Every trade carries risk. Below are the primary ones and a counterargument to the bullish view.

  • Political and regulatory risk - As a partially state-controlled national champion, Petrobras can be subject to political pressure on pricing and dividend policy. Such interventions can cut distributions or force suboptimal capital allocation.
  • Commodity price sensitivity - A sustained drop in oil prices would compress cash flow and could lead to lower distributions and a weaker valuation multiple; the leverage to oil is real and non-trivial.
  • Operational risk - Offshore deepwater projects carry execution, cost-overrun and downtime risks. Any material production disruption in pre-salt fields would materially affect near-term cash flow.
  • Currency and macro risk - Movements in the Brazilian real, or macro stress in emerging markets, can impact domestic operations and investor appetite for Brazilian assets.
  • Technicals can get worse - The current RSI and MACD show bearish momentum; short interest and significant average volume indicate the stock can move quickly lower on a risk-off day.

Counterargument

The bear case is straightforward: valuation is cheap for a reason. If the company faces a prolonged period of weak oil prices, new political interference that restricts pricing or dividends, or a major operational setback in the Santos Basin, the stock could fall below the trade stop. That outcome is credible and why we recommend a clear stop loss at $13.50 and phased buying instead of an all-in approach.

What would change our mind

We would reduce conviction or exit the position if any of the following occur: 1) management explicitly signals material cuts to shareholder distributions beyond what’s already expected; 2) a significant operational failure reduces production guidance materially; 3) oil prices collapse and show no signs of recovery over a sustained window; or 4) the political backdrop shifts toward heavy-handed intervention that undermines investor protections. Conversely, we would add more aggressively if management clarifies a durable distribution policy and if reported production and free cash flow beat consensus for two consecutive quarters.

Conclusion - clear stance

We are adding hundreds of shares of PBR on dips as a tactical long-term trade. The setup combines cheap valuation (P/E 5.3, P/B 1.23), a healthy yield (~6.3%), and operational catalysts that can unlock upside if the company executes. Entry at $16.00, a stop at $13.50 and a target of $20.00 over the next 46-180 trading days gives a favorable risk/reward if you respect the stop and scale on weakness. This is not a no-risk trade; it's a priced-for-risk opportunity where disciplined size management and clear exit rules are critical.

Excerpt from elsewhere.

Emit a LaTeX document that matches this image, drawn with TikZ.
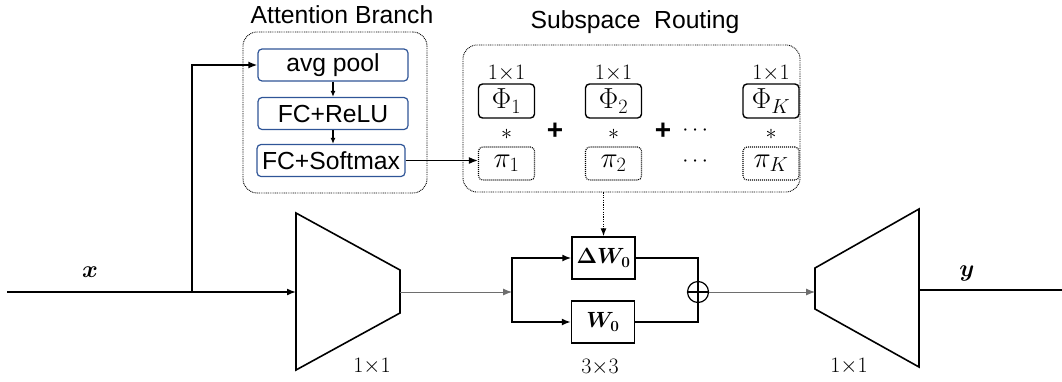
\documentclass[tikz,border=0pt]{standalone}
\usepackage{fix-cm}
\usepackage{amsmath,bm}
\usepackage{fontspec}
\setmainfont{Liberation Sans}
\usetikzlibrary{arrows.meta}
\definecolor{boxblue}{RGB}{47,85,151}
\definecolor{thingray}{RGB}{110,110,110}
\begin{document}
\begin{tikzpicture}[x=1pt,y=-1pt,
  sans/.style={font=\fontsize{24.7}{28}\selectfont},
  mth/.style={font=\fontsize{22}{26}\selectfont},
  big/.style={font=\fontsize{29}{32}\selectfont},
  blk/.style={draw=boxblue, line width=1.2pt, rounded corners=4pt, minimum width=150pt, minimum height=32pt, inner sep=0pt, sans},
  grp/.style={draw, line width=0.9pt, dash pattern=on 0.9pt off 0.9pt, rounded corners=14pt, inner sep=0pt},
  phib/.style={draw, line width=1.4pt, rounded corners=4pt, minimum width=56pt, minimum height=34pt, inner sep=0pt, big},
  pib/.style={draw, line width=1.1pt, dash pattern=on 1pt off 1pt, rounded corners=4pt, minimum width=56pt, minimum height=33pt, inner sep=0pt, big},
  wbox/.style={draw, line width=1.4pt, minimum width=63pt, minimum height=42pt, inner sep=0pt, font=\fontsize{22}{26}\selectfont},
  ln/.style={line width=1.6pt},
  arr/.style={-{Latex[length=9pt,width=7pt]}, line width=1.6pt},
  sarr/.style={-{Latex[length=6pt,width=5pt]}, line width=1.2pt},
  garr/.style={-{Latex[length=9pt,width=7pt]}, line width=0.9pt, draw=thingray},
  darr/.style={-{Latex[length=8pt,width=6pt]}, line width=1.2pt, dash pattern=on 1.2pt off 1.2pt},
  trap/.style={line width=1.6pt, line join=miter}
]
\useasboundingbox (0,0) rectangle (1062,381);

% Attention branch
\node[grp, minimum width=184pt, minimum height=161pt] (att) at (335,112.5) {};
\node[sans] (attt) at (342,15) {Attention Branch};
\node[blk] (avg) at (333,65) {avg pool};
\node[blk] (fcr) at (333,113.5) {FC+ReLU};
\node[blk, minimum width=148pt] (fcs) at (331,160.5) {FC+Softmax};
\draw[sarr] (avg.south) -- (fcr.north);
\draw[sarr] (fcr.south) -- (fcs.north -| fcr.south);

% Subspace routing
\node[grp, minimum width=337pt, minimum height=147pt] (sub) at (631.5,118.5) {};
\node[sans] (subt) at (635,22) {Subspace\ \ Routing};
\node[phib] (p1) at (506.5,101) {$\Phi_1$};
\node[phib] (p2) at (613.5,101) {$\Phi_2$};
\node[phib] (pk) at (771,101) {$\Phi_K$};
\node[mth] (k1) at (506.5,73) {$1{\times}1$};
\node[mth] (k2) at (613.5,73) {$1{\times}1$};
\node[mth] (kk) at (771,73) {$1{\times}1$};
\node[mth] (s1) at (506.5,134) {$\ast$};
\node[mth] (s2) at (613.5,134) {$\ast$};
\node[mth] (sk) at (771,134) {$\ast$};
\node[pib] (q1) at (506.5,163.5) {$\pi_1$};
\node[pib] (q2) at (613.5,163.5) {$\pi_2$};
\node[pib] (qk) at (771,163.5) {$\pi_K$};
\node[font=\fontsize{28}{30}\selectfont\bfseries] (pl1) at (555,131) {+};
\node[font=\fontsize{28}{30}\selectfont\bfseries] (pl2) at (663,131) {+};
\node[mth] (d1) at (697,131) {$\cdots$};
\node[mth] (d2) at (697,162) {$\cdots$};
\draw[arr] (fcs.east) -- (fcs.east -| q1.west);

% Main path
\coordinate (in) at (7,292);
\coordinate (br) at (192,292);
\coordinate (la) at (296,213);
\coordinate (lb) at (400,270);
\coordinate (lc) at (400,313);
\coordinate (ld) at (296,370);
\coordinate (lin) at (296,292);
\coordinate (lout) at (400,292);
\draw[trap] (la) -- (lb) -- (lc) -- (ld) -- cycle;
\node[mth] (l11) at (372,366) {$1{\times}1$};
\node[font=\fontsize{24}{27}\selectfont] (xl) at (90,272) {$\boldsymbol{x}$};
\draw[arr] (in) -- (lin);
\draw[arr] (br) |- (avg.west);

\coordinate (sp) at (512,292);
\node[wbox] (dw) at (603.5,258) {$\boldsymbol{\Delta W_0}$};
\node[wbox] (w) at (603,322) {$\boldsymbol{W_0}$};
\node[draw, circle, line width=1.2pt, minimum size=21pt, inner sep=0pt] (op) at (698,292) {};
\draw[line width=1.2pt] (op.north) -- (op.south) (op.west) -- (op.east);
\node[mth] (l33) at (600,367) {$3{\times}3$};
\draw[garr] (lout) -- (sp);
\draw[arr] (sp) |- (dw.west);
\draw[arr] (sp) |- (w.west);
\draw[ln] (dw.east) -| (op.north);
\draw[ln] (w.east) -| (op.south);
\draw[darr] (sub.south -| dw.north) -- (dw.north);

\coordinate (ra) at (815,268);
\coordinate (rb) at (919,209);
\coordinate (rc) at (919,367);
\coordinate (rd) at (815,309);
\coordinate (rin) at (815,292);
\coordinate (rout) at (919,290);
\coordinate (out) at (1062,290);
\draw[trap] (ra) -- (rb) -- (rc) -- (rd) -- cycle;
\node[mth] (r11) at (849,366) {$1{\times}1$};
\draw[garr] (op.east) -- (rin);
\draw[ln] (rout) -- (out);
\node[font=\fontsize{24}{27}\selectfont] (yl) at (967,273) {$\boldsymbol{y}$};
\end{tikzpicture}
\end{document}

Key trade parameters: initial entry $16.00, stop loss $13.50, target $20.00; horizon up to 180 trading days.

Risks

  • Political or regulatory intervention that curtails pricing power or shareholder distributions.
  • Sustained weakness in oil prices that materially reduces cash flow and earnings.
  • Operational setbacks in offshore pre-salt assets or major production disruptions.
  • Macroeconomic and currency volatility in Brazil that depresses asset valuations and investor appetite.